--- start Data lines ---
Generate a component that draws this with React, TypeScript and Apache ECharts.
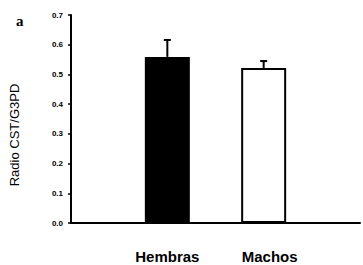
import React, { useEffect, useRef } from "react";
import * as echarts from "echarts";

const categories = ["", "Hembras", "Machos", ""];
const means = [null, 0.559, 0.522, null];
const errors = [null, 0.057, 0.023, null];
const barColors = ["#000000", "#000000", "#ffffff", "#ffffff"];
const yTicks = [0, 0.1, 0.2, 0.3, 0.4, 0.5, 0.6, 0.7];

export default function App() {
  const ref = useRef<HTMLDivElement>(null);
  useEffect(() => {
    if (!ref.current) return;
    const chart = echarts.init(ref.current, undefined, { renderer: "svg" });
    const errData = categories
      .map((c, i) => (means[i] == null ? null : [i, means[i], (means[i] as number) + (errors[i] as number)]))
      .filter((d) => d !== null);
    chart.setOption({
      animation: false,
      backgroundColor: "#ffffff",
      title: {
        text: "a",
        left: 11,
        top: 8,
        textStyle: { fontFamily: "Liberation Serif", fontWeight: "bold", fontSize: 15, color: "#000" },
      },
      grid: { left: 68, right: 0, top: 15, bottom: 42, containLabel: false },
      xAxis: {
        type: "category",
        data: categories,
        boundaryGap: false,
        axisLine: { lineStyle: { color: "#000", width: 2 } },
        axisTick: { show: false },
        axisLabel: {
          margin: 26,
          interval: 0,
          formatter: (v: string) => (v === "Machos" ? "{m|" + v + "}" : v ? "{h|" + v + "}" : ""),
          rich: {
            h: { fontFamily: "Liberation Sans", fontSize: 15, fontWeight: "bold", color: "#000" },
            m: { fontFamily: "Liberation Sans", fontSize: 15, fontWeight: "bold", color: "#000", padding: [0, 0, 0, 12] },
          },
        },
        splitLine: { show: false },
      },
      yAxis: {
        type: "value",
        min: 0,
        max: 0.7,
        interval: 0.1,
        name: "Radio CST/G3PD",
        nameLocation: "middle",
        nameGap: 50,
        nameTextStyle: { fontFamily: "Liberation Sans", fontSize: 13, color: "#000", padding: [0, 32, 0, 0] },
        axisLine: { show: true, lineStyle: { color: "#000", width: 2 } },
        axisTick: { show: true, length: 3, lineStyle: { color: "#000", width: 1.5 } },
        axisLabel: {
          margin: 8,
          fontFamily: "Liberation Sans",
          fontSize: 8,
          fontWeight: "bold",
          color: "#000",
          formatter: (v: number) => {
            const t = yTicks.find((y) => Math.abs(y - v) < 1e-9);
            return t === undefined ? "" : t.toFixed(1);
          },
        },
        splitLine: { show: false },
      },
      series: [
        {
          type: "bar",
          barWidth: 45,
          data: means.map((m, i) =>
            m == null
              ? null
              : {
                  value: m,
                  itemStyle: {
                    color: barColors[i],
                    borderColor: "#000",
                    borderWidth: 2,
                  },
                }
          ),
        },
        {
          type: "custom",
          data: errData,
          z: 1,
          renderItem: (params: any, api: any) => {
            const x = api.value(0);
            const top = api.coord([x, api.value(2)]);
            const base = api.coord([x, api.value(1)]);
            return {
              type: "group",
              children: [
                {
                  type: "line",
                  shape: { x1: top[0], y1: top[1], x2: base[0], y2: base[1] },
                  style: { stroke: "#000", lineWidth: 2 },
                },
                {
                  type: "line",
                  shape: { x1: top[0] - 3.5, y1: top[1], x2: top[0] + 3.5, y2: top[1] },
                  style: { stroke: "#000", lineWidth: 2 },
                },
              ],
            };
          },
        },
      ],
    });
    return () => chart.dispose();
  }, []);
  return <div ref={ref} style={{ width: 363, height: 265, position: "absolute", left: 0, top: 0 }} />;
}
--- end Data lines ---
#### [Task details]
Leave out the pictures and transcribe everything else exactly.

#### [Final result]
Generate a component that draws this with React, TypeScript and Apache ECharts.
import React, { useEffect, useRef } from "react";
import * as echarts from "echarts";

const categories = ["", "Hembras", "Machos", ""];
const means = [null, 0.559, 0.522, null];
const errors = [null, 0.057, 0.023, null];
const barColors = ["#000000", "#000000", "#ffffff", "#ffffff"];
const yTicks = [0, 0.1, 0.2, 0.3, 0.4, 0.5, 0.6, 0.7];

export default function App() {
  const ref = useRef<HTMLDivElement>(null);
  useEffect(() => {
    if (!ref.current) return;
    const chart = echarts.init(ref.current, undefined, { renderer: "svg" });
    const errData = categories
      .map((c, i) => (means[i] == null ? null : [i, means[i], (means[i] as number) + (errors[i] as number)]))
      .filter((d) => d !== null);
    chart.setOption({
      animation: false,
      backgroundColor: "#ffffff",
      title: {
        text: "a",
        left: 11,
        top: 8,
        textStyle: { fontFamily: "Liberation Serif", fontWeight: "bold", fontSize: 15, color: "#000" },
      },
      grid: { left: 68, right: 0, top: 15, bottom: 42, containLabel: false },
      xAxis: {
        type: "category",
        data: categories,
        boundaryGap: false,
        axisLine: { lineStyle: { color: "#000", width: 2 } },
        axisTick: { show: false },
        axisLabel: {
          margin: 26,
          interval: 0,
          formatter: (v: string) => (v === "Machos" ? "{m|" + v + "}" : v ? "{h|" + v + "}" : ""),
          rich: {
            h: { fontFamily: "Liberation Sans", fontSize: 15, fontWeight: "bold", color: "#000" },
            m: { fontFamily: "Liberation Sans", fontSize: 15, fontWeight: "bold", color: "#000", padding: [0, 0, 0, 12] },
          },
        },
        splitLine: { show: false },
      },
      yAxis: {
        type: "value",
        min: 0,
        max: 0.7,
        interval: 0.1,
        name: "Radio CST/G3PD",
        nameLocation: "middle",
        nameGap: 50,
        nameTextStyle: { fontFamily: "Liberation Sans", fontSize: 13, color: "#000", padding: [0, 32, 0, 0] },
        axisLine: { show: true, lineStyle: { color: "#000", width: 2 } },
        axisTick: { show: true, length: 3, lineStyle: { color: "#000", width: 1.5 } },
        axisLabel: {
          margin: 8,
          fontFamily: "Liberation Sans",
          fontSize: 8,
          fontWeight: "bold",
          color: "#000",
          formatter: (v: number) => {
            const t = yTicks.find((y) => Math.abs(y - v) < 1e-9);
            return t === undefined ? "" : t.toFixed(1);
          },
        },
        splitLine: { show: false },
      },
      series: [
        {
          type: "bar",
          barWidth: 45,
          data: means.map((m, i) =>
            m == null
              ? null
              : {
                  value: m,
                  itemStyle: {
                    color: barColors[i],
                    borderColor: "#000",
                    borderWidth: 2,
                  },
                }
          ),
        },
        {
          type: "custom",
          data: errData,
          z: 1,
          renderItem: (params: any, api: any) => {
            const x = api.value(0);
            const top = api.coord([x, api.value(2)]);
            const base = api.coord([x, api.value(1)]);
            return {
              type: "group",
              children: [
                {
                  type: "line",
                  shape: { x1: top[0], y1: top[1], x2: base[0], y2: base[1] },
                  style: { stroke: "#000", lineWidth: 2 },
                },
                {
                  type: "line",
                  shape: { x1: top[0] - 3.5, y1: top[1], x2: top[0] + 3.5, y2: top[1] },
                  style: { stroke: "#000", lineWidth: 2 },
                },
              ],
            };
          },
        },
      ],
    });
    return () => chart.dispose();
  }, []);
  return <div ref={ref} style={{ width: 363, height: 265, position: "absolute", left: 0, top: 0 }} />;
}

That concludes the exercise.